The turn: In April of 2007. “After that first date, we started seeing each other often,” April said, “he would get off work and drive to Selma to see me two-three times a week, and I’d drive to Calera like once every other week. We made it work. He was really attentive…”

Sylvester said that he was looking for his first lady and April was the one.

“… being a pastor, I didn’t want to just keep hanging out there [single], I was looking. I had a list, and April fit the bill: accomplished, smart, sexy, loved the Lord, poised… We really developed a lot of chemistry, and God had told me that [2007] would be my year [to get married], and I told her God told me that you were my wife and she flat out told me no He didn’t,” Sylvester laughed. “While I grew on her with my patience and persistence, I fell in love with her.”

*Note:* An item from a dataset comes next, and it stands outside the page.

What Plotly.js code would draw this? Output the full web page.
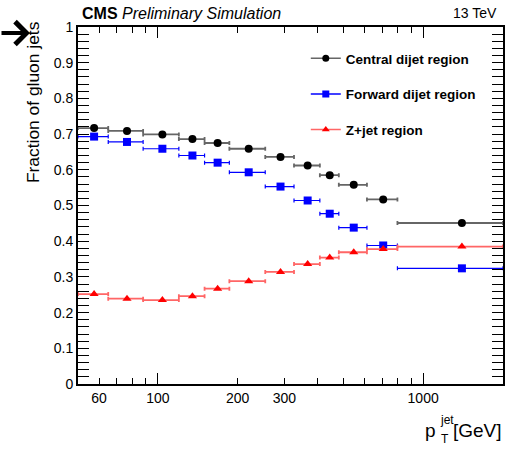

The proposal: June 2007, at his church’s youth conference at Montevallo Middle School.

“I had ordered the ring…I had my grandmother, who raised me, a few close friends, and her parents come into town for the conference and to be there for the proposal…,” Sylvester said. “After the conference was over, I led her around to the band room and got down on one knee and proposed, and she said ‘yes.’”

April recalled: “. . . everyone was waiting on the other side to see what I had said, and I’m a private person, so I came back in like nothing happened,” she laughed. “But then everyone started asking me “what’d you say what’d you say’, so I told them I said ‘yes’ and it was a big celebration.”

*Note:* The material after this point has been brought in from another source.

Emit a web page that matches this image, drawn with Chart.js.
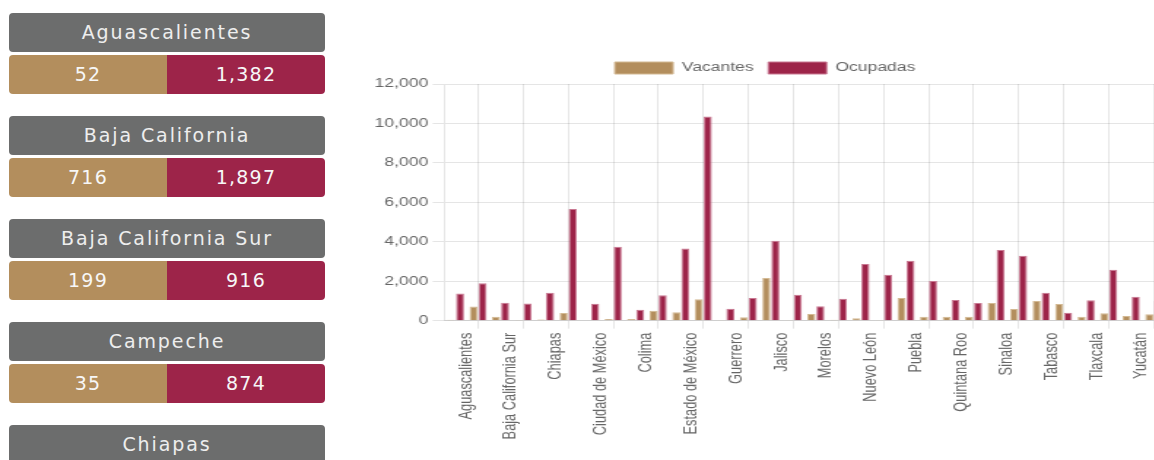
<!DOCTYPE html>
<html><head><meta charset="utf-8">
<script src="https://cdn.jsdelivr.net/npm/chart.js@4.4.0/dist/chart.umd.min.js"></script>
<style>
html,body{margin:0;padding:0;width:1154px;height:460px;overflow:hidden;background:#fff;}
#cards{position:absolute;left:9px;top:13px;width:316px;font-family:'DejaVu Sans',sans-serif;}
.card{margin-bottom:22px}
.hd{height:39px;line-height:39px;background:#6c6d6d;color:#eeeeee;text-align:center;border-radius:4px;font-size:19px;letter-spacing:1.9px}
.vals{display:flex;height:39px;margin-top:3px}
.vals div{flex:1;line-height:39px;text-align:center;color:#f7f7f7;font-size:19px;letter-spacing:1.2px}
.vac{background:#b38e5d;border-radius:4px 0 0 4px}
.ocu{background:#9d2449;border-radius:0 4px 4px 0}
#chartWrap{position:absolute;left:365px;top:0;}
canvas{display:block}
</style></head><body>
<div id="cards"></div>
<div id="chartWrap"><canvas id="c" width="548" height="460" style="width:800px;height:460px"></canvas></div>
<script>
const categories = ['Aguascalientes','Baja California','Baja California Sur','Campeche','Chiapas','Chihuahua','Ciudad de México','Coahuila','Colima','Durango','Estado de México','Guanajuato','Guerrero','Hidalgo','Jalisco','Michoacán','Morelos','Nayarit','Nuevo León','Oaxaca','Puebla','Querétaro','Quintana Roo','San Luis Potosí','Sinaloa','Sonora','Tabasco','Tamaulipas','Tlaxcala','Veracruz','Yucatán','Zacatecas'];
const vacantes = [52,716,199,35,60,392,20,90,80,510,426,1085,15,172,2166,30,341,50,120,15,1152,206,206,206,899,595,1000,848,206,375,240,324];
const ocupadas = [1382,1897,916,874,1423,5665,865,3755,560,1288,3654,10350,610,1152,4059,1321,730,1119,2876,2335,3045,2014,1051,899,3586,3299,1423,409,1034,2589,1220,1000];
const seriesNames = ['Vacantes','Ocupadas'];
const yMax = 12000;
const yStep = 2000;

const fmt = n => n.toLocaleString('en-US');
const cardsEl = document.getElementById('cards');
categories.forEach((name, i) => {
  const card = document.createElement('div');
  card.className = 'card';
  card.innerHTML = '<div class="hd">' + name + '</div><div class="vals"><div class="vac">' + fmt(vacantes[i]) + '</div><div class="ocu">' + fmt(ocupadas[i]) + '</div></div>';
  cardsEl.appendChild(card);
});

Chart.defaults.font.family = "'Liberation Sans', Arial, sans-serif";
Chart.defaults.font.size = 12;
Chart.defaults.color = '#666';

new Chart(document.getElementById('c'), {
  type: 'bar',
  data: {
    labels: categories,
    datasets: [
      {label: seriesNames[0], data: vacantes, backgroundColor: '#b38e5d', borderColor: '#d3b993', borderWidth: 1},
      {label: seriesNames[1], data: ocupadas, backgroundColor: '#9d2449', borderColor: '#c97892', borderWidth: 1}
    ]
  },
  options: {
    responsive: false,
    animation: false,
    devicePixelRatio: 1,
    locale: 'en-US',
    layout: {padding: {top: 52, left: 0, right: 0, bottom: 19.3}},
    plugins: {
      legend: {position: 'top', labels: {boxWidth: 40, color: '#666'}},
      tooltip: {enabled: false}
    },
    scales: {
      x: {
        grid: {
          offset: false,
          tickLength: 8,
          color: ctx => (ctx.index % 2 === 1 ? 'rgba(0,0,0,0.1)' : 'rgba(0,0,0,0)')
        },
        border: {color: 'rgba(0,0,0,0.1)'},
        ticks: {
          autoSkip: false, minRotation: 90, maxRotation: 90, labelOffset: 7, padding: 4, color: '#666',
          font: {size: 12.8},
          callback: (v, i) => (i % 2 === 0 ? categories[i] : '')
        },
        afterFit: s => { s.height = 120; s.paddingRight = 0; s.paddingLeft = 0; }
      },
      y: {
        min: 0, max: yMax,
        ticks: {stepSize: yStep, color: '#666'},
        grid: {color: 'rgba(0,0,0,0.1)', tickLength: 8},
        border: {color: 'rgba(0,0,0,0.1)'},
        afterFit: s => { s.width = 54.3; }
      }
    }
  }
});
</script>
</body></html>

“I wasn’t surprised that he proposed, I knew it was coming, but I was very excited to marry him because I knew that he loved me with everything in him, and I knew he was a good man, he had shown me those qualities,” April said.

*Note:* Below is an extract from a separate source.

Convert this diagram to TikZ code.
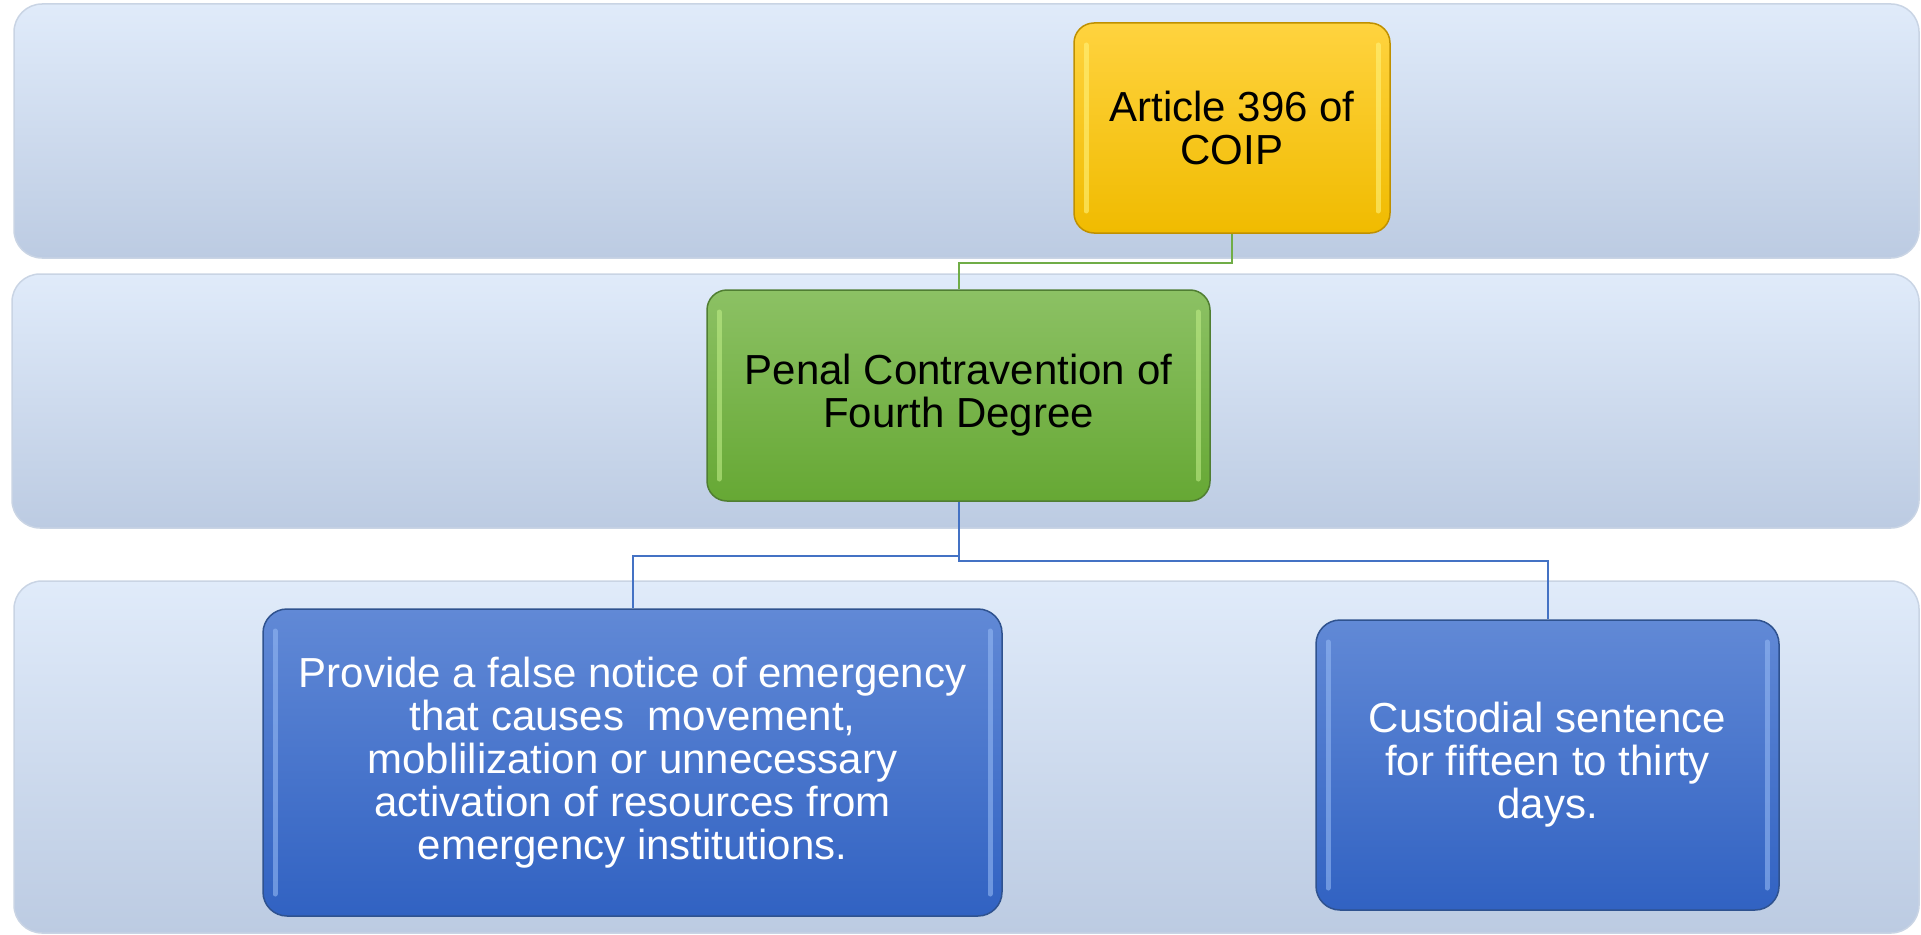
\documentclass[tikz,border=0pt]{standalone}
\usepackage{fontspec}
\setmainfont{Liberation Sans}
\usetikzlibrary{positioning}

\definecolor{bandtop}{HTML}{E0EBFA}
\definecolor{bandbot}{HTML}{BCCBE2}
\definecolor{bandline}{HTML}{C9D4E4}
\definecolor{yeltop}{HTML}{FFD33F}
\definecolor{yelbot}{HTML}{F0BB00}
\definecolor{yelline}{HTML}{BF9000}
\definecolor{yelhi}{HTML}{FFF27A}
\definecolor{grntop}{HTML}{8CC164}
\definecolor{grnbot}{HTML}{66A834}
\definecolor{grnline}{HTML}{507E32}
\definecolor{grnhi}{HTML}{BDEB85}
\definecolor{blutop}{HTML}{6189D6}
\definecolor{blubot}{HTML}{3162C2}
\definecolor{bluline}{HTML}{2F528F}
\definecolor{bluhi}{HTML}{93B7F2}
\definecolor{conngreen}{HTML}{70AD47}
\definecolor{connblue}{HTML}{4472C4}

\begin{document}
\begin{tikzpicture}[x=1pt, y=-1pt, on grid,
  band/.style={rounded corners=28pt, top color=bandtop, bottom color=bandbot, draw=bandline, line width=1.5pt},
  box/.style={rectangle, rounded corners=20pt, line width=1.5pt, align=center, inner sep=0pt,
    font=\fontsize{42}{43}\selectfont},
  bevel/.style={path picture={
    \draw[#1, line width=5pt, line cap=round, opacity=0.6]
      ([xshift=12pt,yshift=-22pt]path picture bounding box.north west) --
      ([xshift=12pt,yshift=22pt]path picture bounding box.south west);
    \draw[#1, line width=5pt, line cap=round, opacity=0.6]
      ([xshift=-12pt,yshift=-22pt]path picture bounding box.north east) --
      ([xshift=-12pt,yshift=22pt]path picture bounding box.south east);}},
  yellowbox/.style={box, draw=yelline, top color=yeltop, bottom color=yelbot, bevel=yelhi,
    minimum width=316pt, minimum height=210pt},
  greenbox/.style={box, draw=grnline, top color=grntop, bottom color=grnbot, bevel=grnhi,
    minimum width=503pt, minimum height=211pt},
  bluebox/.style={box, draw=bluline, top color=blutop, bottom color=blubot, bevel=bluhi,
    text=white, rounded corners=24pt},
  greenline/.style={draw=conngreen, line width=2pt},
  blueline/.style={draw=connblue, line width=2pt}]
  \useasboundingbox (0,0) rectangle (1921,934);

  % background bands
  \path[band] (14,4) rectangle (1919,258);
  \path[band] (12,274) rectangle (1919,528);
  \path[band] (14,581) rectangle (1919,933);

  \node[yellowbox] (n0) at (1232,128) {Article 396 of\\COIP};
  \node[greenbox] (n1) [below left=267.5pt and 273.5pt of n0] {Penal Contravention of\\Fourth Degree};
  \node[bluebox, minimum width=739pt, minimum height=307pt] (n2) [below left=367pt and 326pt of n1]
    {Provide a false notice of emergency\\that causes~ movement,\\moblilization or unnecessary\\activation of resources from\\emergency institutions.};
  \node[bluebox, minimum width=463pt, minimum height=290pt] (n3) [below right=369.5pt and 589pt of n1]
    {Custodial sentence\\for fifteen to thirty\\days.};

  \draw[greenline] (n0.south) -- ++(0,29) -| (n1.north);
  \draw[blueline] (n1.south) -- ++(0,54) -| (n2.north);
  \draw[blueline] (n1.south) -- ++(0,59) -| (n3.north);
\end{tikzpicture}
\end{document}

The wedding: Grants Chapel AME Church in Calera (Sylvester’s home church) officiated by Pastor Ernest Wright Jr., April’s father. Their colors were taupe and beige.

Most memorable for the bride was forgetting the song for her entrance “I drew a blank, I forgot the song, and the musician kept giving me the key and the cue to do it, and I couldn’t think of the lyrics, how the song went, nothing,” April laughed, “it took me a few moments to gather myself and finally start the song.  Oh, and, I was so embarrassed when my dad said you may kiss the bride because [Sylvester] really went all in, in front of all those people! At first I gave him a little peck, and that was enough for me, but then my daddy said ‘uh-huh’, and made him kiss me again, and that’s when he went all in, I was so embarrassed because I am such a lady,” April said.

Most memorable for the groom was his bride’s sweet serenade as she walked down the aisle to him. “…she was so beautiful and she sang to me as she was coming to the altar, and it choked me up because it was a surprise, no one knew that she was going to sing except the wedding planner [Tionne Cohill] and the musicians… She sang the song that Brian McKnight sang on [the television show] Martin when he proposed to Gina, ‘Never Felt This Way’,” Sylvester said.

They honeymooned in Florida at Walt Disney World.

“We went to the Holy Land Bible Experience, it felt like we were really in Israel. That was our favorite part. It’s like walking through the Bible” they said.

Words of wisdom:  Always “date and relate,” Sylvester said.

“It’s ok to be busy, but be intentional with each other… And, water your own grass. Don’t be so busy looking over the fence at your neighbor’s grass. Water you own, and what you feed will eventually feed you. It’s easy to look at what others have and wish you had it, but you need to look at your own house..”

April said it’s important to always maintain “a united front, even if we do have a disagreement I don’t get on the phone and call my mom, what goes on in our house stays in our house. Even in front of the kids. It doesn’t matter if we disagree about discipline or how we should make decisions about the children, they don’t know that. What one says is what we both say in front of them.

“Always communicate . . . and have lots of [intimacy]. Your body is not your own once you get married and the door should always be open, I don’t say no… If I got a headache, I got a Tylenol in my purse,” she laughed.

Happily ever after: The Mixon’s have three children: Caleb, 15, Joshua, 13, and Gracie, 11.

April, 36, is a Selma native and Selma High School grad. She attended the University of Alabama at Birmingham [UAB] where she earned a master’s degree in public administration. She works at Montevallo Middle School as a bookkeeper who owns the ‘With Grace Charm and Etiquette School’ Inc. in Montevallo.

Sylvester, 36, is a Calera native and Calera High School grad. He attended Virginia College in Birmingham, where he earned an associates’ degree in computer aided drafting. He is a full-time Pastor at Unity Christian Center in Alabaster.